PROBLEM TO WORK ON:
Which lines run from the first one up to and including the one with "const xTicksB = [-9, -8, -7, -6, -5, -4];"? Print exactly those.
BEGIN DATASET EXTRACT
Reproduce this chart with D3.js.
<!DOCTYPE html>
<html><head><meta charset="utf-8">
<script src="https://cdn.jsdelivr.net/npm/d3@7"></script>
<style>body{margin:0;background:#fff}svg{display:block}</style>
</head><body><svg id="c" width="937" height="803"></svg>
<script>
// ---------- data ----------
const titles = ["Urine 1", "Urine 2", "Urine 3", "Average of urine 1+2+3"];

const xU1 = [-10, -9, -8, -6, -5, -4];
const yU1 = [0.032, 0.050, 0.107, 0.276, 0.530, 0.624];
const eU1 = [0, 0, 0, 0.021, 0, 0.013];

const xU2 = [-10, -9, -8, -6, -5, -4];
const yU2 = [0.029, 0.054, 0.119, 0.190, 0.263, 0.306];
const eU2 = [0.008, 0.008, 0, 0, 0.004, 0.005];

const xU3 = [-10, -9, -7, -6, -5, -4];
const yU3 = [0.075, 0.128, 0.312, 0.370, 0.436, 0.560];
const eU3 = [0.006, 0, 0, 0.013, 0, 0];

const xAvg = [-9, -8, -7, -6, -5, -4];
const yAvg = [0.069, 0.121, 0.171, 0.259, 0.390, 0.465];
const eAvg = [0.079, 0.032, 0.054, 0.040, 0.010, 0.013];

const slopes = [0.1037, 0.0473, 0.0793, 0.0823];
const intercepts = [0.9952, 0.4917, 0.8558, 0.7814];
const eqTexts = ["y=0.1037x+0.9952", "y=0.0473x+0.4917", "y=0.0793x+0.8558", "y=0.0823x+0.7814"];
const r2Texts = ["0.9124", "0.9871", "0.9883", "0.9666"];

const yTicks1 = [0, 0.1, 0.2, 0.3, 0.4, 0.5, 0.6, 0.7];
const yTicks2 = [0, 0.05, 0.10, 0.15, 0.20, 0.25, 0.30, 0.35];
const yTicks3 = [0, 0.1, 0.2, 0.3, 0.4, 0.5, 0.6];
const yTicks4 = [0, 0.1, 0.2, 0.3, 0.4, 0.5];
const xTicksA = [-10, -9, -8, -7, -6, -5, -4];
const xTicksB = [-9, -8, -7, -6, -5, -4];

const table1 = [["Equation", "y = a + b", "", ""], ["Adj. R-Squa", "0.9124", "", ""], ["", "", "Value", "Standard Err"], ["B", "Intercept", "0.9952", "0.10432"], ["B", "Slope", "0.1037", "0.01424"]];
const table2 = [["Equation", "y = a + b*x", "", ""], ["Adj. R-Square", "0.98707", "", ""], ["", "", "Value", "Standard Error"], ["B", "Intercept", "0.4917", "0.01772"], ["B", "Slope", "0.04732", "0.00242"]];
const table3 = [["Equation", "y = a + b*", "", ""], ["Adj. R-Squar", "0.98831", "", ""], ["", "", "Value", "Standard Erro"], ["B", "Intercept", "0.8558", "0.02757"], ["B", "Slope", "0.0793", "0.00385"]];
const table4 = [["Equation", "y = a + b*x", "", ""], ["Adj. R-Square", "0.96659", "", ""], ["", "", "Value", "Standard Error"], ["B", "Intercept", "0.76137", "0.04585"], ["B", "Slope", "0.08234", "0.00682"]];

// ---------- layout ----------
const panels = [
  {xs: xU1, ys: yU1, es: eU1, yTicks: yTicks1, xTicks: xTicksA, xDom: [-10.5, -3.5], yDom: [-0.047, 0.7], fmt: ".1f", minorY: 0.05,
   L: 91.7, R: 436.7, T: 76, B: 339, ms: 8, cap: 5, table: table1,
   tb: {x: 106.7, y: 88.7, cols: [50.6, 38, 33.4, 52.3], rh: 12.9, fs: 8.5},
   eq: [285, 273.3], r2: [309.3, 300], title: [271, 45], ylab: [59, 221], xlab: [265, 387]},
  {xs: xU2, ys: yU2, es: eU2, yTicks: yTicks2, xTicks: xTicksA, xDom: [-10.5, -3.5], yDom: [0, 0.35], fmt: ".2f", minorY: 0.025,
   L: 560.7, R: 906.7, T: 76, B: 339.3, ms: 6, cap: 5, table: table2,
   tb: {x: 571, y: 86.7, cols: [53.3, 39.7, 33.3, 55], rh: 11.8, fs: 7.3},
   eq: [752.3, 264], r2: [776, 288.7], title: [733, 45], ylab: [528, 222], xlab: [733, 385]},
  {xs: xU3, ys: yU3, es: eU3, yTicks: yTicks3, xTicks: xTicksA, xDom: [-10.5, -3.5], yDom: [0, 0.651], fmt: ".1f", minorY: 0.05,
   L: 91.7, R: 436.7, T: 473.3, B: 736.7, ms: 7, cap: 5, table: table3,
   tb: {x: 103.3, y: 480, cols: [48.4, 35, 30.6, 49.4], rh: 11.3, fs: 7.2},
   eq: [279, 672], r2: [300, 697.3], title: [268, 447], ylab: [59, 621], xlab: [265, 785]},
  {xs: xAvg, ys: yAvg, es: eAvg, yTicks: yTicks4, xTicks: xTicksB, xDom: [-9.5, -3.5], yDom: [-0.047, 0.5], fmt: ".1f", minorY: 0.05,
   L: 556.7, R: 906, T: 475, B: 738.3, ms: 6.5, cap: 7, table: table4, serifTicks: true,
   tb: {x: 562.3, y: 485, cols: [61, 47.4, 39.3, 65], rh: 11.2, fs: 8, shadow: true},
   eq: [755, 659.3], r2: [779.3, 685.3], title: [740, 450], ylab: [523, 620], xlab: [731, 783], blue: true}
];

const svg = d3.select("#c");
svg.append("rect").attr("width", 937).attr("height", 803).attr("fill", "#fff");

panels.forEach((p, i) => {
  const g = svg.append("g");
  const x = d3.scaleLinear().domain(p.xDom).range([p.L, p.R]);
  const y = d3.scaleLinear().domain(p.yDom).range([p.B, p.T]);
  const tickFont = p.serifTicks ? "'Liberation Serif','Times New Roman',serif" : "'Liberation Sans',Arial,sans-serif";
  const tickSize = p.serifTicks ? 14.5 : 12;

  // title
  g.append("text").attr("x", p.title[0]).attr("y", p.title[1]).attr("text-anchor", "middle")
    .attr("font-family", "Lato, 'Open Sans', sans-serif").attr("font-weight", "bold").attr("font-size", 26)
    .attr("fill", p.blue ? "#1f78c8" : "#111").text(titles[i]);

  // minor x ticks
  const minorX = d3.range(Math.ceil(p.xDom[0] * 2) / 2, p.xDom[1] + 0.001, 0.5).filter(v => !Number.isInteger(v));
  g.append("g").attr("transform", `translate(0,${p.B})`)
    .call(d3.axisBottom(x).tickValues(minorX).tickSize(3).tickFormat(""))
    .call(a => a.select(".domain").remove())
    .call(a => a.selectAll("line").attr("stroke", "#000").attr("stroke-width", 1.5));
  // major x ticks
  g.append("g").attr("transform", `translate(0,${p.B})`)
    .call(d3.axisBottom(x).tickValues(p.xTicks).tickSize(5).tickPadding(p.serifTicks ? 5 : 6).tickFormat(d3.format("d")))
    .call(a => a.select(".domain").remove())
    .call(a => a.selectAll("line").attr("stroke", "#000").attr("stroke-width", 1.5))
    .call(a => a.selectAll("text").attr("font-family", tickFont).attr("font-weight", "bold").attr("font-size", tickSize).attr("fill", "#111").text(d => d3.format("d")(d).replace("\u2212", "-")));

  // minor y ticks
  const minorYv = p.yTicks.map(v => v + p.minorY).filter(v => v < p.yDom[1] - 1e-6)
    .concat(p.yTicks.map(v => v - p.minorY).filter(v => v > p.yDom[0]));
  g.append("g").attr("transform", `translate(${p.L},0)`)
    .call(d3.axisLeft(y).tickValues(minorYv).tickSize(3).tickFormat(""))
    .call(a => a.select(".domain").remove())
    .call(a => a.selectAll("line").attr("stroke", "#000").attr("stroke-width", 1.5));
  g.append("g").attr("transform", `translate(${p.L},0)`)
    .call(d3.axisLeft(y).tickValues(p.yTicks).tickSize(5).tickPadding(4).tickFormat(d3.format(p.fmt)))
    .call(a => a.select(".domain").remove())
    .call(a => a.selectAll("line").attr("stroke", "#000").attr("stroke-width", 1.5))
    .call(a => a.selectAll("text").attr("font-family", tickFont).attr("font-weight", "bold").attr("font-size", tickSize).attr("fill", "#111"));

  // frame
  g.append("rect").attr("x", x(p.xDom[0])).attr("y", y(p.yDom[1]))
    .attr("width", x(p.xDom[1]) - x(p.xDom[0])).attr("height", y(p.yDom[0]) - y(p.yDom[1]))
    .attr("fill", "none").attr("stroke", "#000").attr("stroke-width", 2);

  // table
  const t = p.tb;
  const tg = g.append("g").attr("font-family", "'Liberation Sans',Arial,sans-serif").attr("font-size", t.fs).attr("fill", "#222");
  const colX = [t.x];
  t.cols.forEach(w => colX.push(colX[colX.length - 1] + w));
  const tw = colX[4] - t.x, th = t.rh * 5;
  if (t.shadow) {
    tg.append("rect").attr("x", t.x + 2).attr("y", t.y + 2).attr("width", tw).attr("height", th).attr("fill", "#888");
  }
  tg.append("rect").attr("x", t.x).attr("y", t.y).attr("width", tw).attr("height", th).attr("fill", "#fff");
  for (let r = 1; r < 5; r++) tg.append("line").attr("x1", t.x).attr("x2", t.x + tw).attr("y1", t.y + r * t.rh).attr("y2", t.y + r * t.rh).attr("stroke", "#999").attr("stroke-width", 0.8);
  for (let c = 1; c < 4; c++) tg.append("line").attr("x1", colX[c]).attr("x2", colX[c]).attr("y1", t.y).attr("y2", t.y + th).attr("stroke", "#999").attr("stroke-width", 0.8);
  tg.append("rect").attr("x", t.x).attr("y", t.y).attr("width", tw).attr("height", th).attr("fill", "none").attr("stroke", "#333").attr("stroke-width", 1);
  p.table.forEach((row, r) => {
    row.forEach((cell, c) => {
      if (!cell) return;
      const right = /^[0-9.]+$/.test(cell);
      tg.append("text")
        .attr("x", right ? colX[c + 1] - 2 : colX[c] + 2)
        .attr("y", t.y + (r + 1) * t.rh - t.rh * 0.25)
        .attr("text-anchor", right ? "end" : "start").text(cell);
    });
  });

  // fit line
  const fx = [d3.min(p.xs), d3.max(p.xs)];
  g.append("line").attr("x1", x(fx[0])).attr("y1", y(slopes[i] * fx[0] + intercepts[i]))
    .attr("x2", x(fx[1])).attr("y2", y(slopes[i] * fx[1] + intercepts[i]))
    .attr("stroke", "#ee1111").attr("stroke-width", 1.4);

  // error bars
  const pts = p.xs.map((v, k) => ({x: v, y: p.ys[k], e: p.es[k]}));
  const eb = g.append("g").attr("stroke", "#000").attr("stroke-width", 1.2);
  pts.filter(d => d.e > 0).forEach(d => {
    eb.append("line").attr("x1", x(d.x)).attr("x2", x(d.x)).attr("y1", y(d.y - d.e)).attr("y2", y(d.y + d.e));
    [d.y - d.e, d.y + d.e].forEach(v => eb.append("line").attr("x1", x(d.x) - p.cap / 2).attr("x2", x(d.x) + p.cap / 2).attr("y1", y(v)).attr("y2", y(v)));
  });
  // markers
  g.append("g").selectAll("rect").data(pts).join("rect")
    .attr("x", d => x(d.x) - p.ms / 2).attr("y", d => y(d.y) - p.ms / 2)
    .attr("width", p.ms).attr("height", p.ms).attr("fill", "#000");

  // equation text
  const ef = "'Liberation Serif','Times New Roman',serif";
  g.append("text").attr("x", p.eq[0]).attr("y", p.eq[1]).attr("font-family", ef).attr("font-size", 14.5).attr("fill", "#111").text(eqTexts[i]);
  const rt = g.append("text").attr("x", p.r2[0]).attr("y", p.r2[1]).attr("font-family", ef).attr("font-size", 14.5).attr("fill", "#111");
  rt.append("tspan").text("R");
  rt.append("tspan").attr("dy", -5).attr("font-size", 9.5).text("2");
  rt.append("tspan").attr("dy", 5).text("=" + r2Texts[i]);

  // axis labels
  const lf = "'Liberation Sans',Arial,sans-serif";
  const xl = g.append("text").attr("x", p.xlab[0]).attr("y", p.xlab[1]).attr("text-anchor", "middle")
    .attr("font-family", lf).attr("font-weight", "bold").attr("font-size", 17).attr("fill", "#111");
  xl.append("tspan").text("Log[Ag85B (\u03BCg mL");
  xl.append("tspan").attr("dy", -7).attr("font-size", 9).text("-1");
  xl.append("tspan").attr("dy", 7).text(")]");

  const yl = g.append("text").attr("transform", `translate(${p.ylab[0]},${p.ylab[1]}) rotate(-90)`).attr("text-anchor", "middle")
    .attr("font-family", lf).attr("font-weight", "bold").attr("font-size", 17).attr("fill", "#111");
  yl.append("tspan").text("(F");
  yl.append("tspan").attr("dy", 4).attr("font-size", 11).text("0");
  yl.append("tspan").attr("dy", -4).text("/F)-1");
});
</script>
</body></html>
END DATASET EXTRACT
EXERCISE SOLUTION:
Reproduce this chart with D3.js.
<!DOCTYPE html>
<html><head><meta charset="utf-8">
<script src="https://cdn.jsdelivr.net/npm/d3@7"></script>
<style>body{margin:0;background:#fff}svg{display:block}</style>
</head><body><svg id="c" width="937" height="803"></svg>
<script>
// ---------- data ----------
const titles = ["Urine 1", "Urine 2", "Urine 3", "Average of urine 1+2+3"];

const xU1 = [-10, -9, -8, -6, -5, -4];
const yU1 = [0.032, 0.050, 0.107, 0.276, 0.530, 0.624];
const eU1 = [0, 0, 0, 0.021, 0, 0.013];

const xU2 = [-10, -9, -8, -6, -5, -4];
const yU2 = [0.029, 0.054, 0.119, 0.190, 0.263, 0.306];
const eU2 = [0.008, 0.008, 0, 0, 0.004, 0.005];

const xU3 = [-10, -9, -7, -6, -5, -4];
const yU3 = [0.075, 0.128, 0.312, 0.370, 0.436, 0.560];
const eU3 = [0.006, 0, 0, 0.013, 0, 0];

const xAvg = [-9, -8, -7, -6, -5, -4];
const yAvg = [0.069, 0.121, 0.171, 0.259, 0.390, 0.465];
const eAvg = [0.079, 0.032, 0.054, 0.040, 0.010, 0.013];

const slopes = [0.1037, 0.0473, 0.0793, 0.0823];
const intercepts = [0.9952, 0.4917, 0.8558, 0.7814];
const eqTexts = ["y=0.1037x+0.9952", "y=0.0473x+0.4917", "y=0.0793x+0.8558", "y=0.0823x+0.7814"];
const r2Texts = ["0.9124", "0.9871", "0.9883", "0.9666"];

const yTicks1 = [0, 0.1, 0.2, 0.3, 0.4, 0.5, 0.6, 0.7];
const yTicks2 = [0, 0.05, 0.10, 0.15, 0.20, 0.25, 0.30, 0.35];
const yTicks3 = [0, 0.1, 0.2, 0.3, 0.4, 0.5, 0.6];
const yTicks4 = [0, 0.1, 0.2, 0.3, 0.4, 0.5];
const xTicksA = [-10, -9, -8, -7, -6, -5, -4];
const xTicksB = [-9, -8, -7, -6, -5, -4];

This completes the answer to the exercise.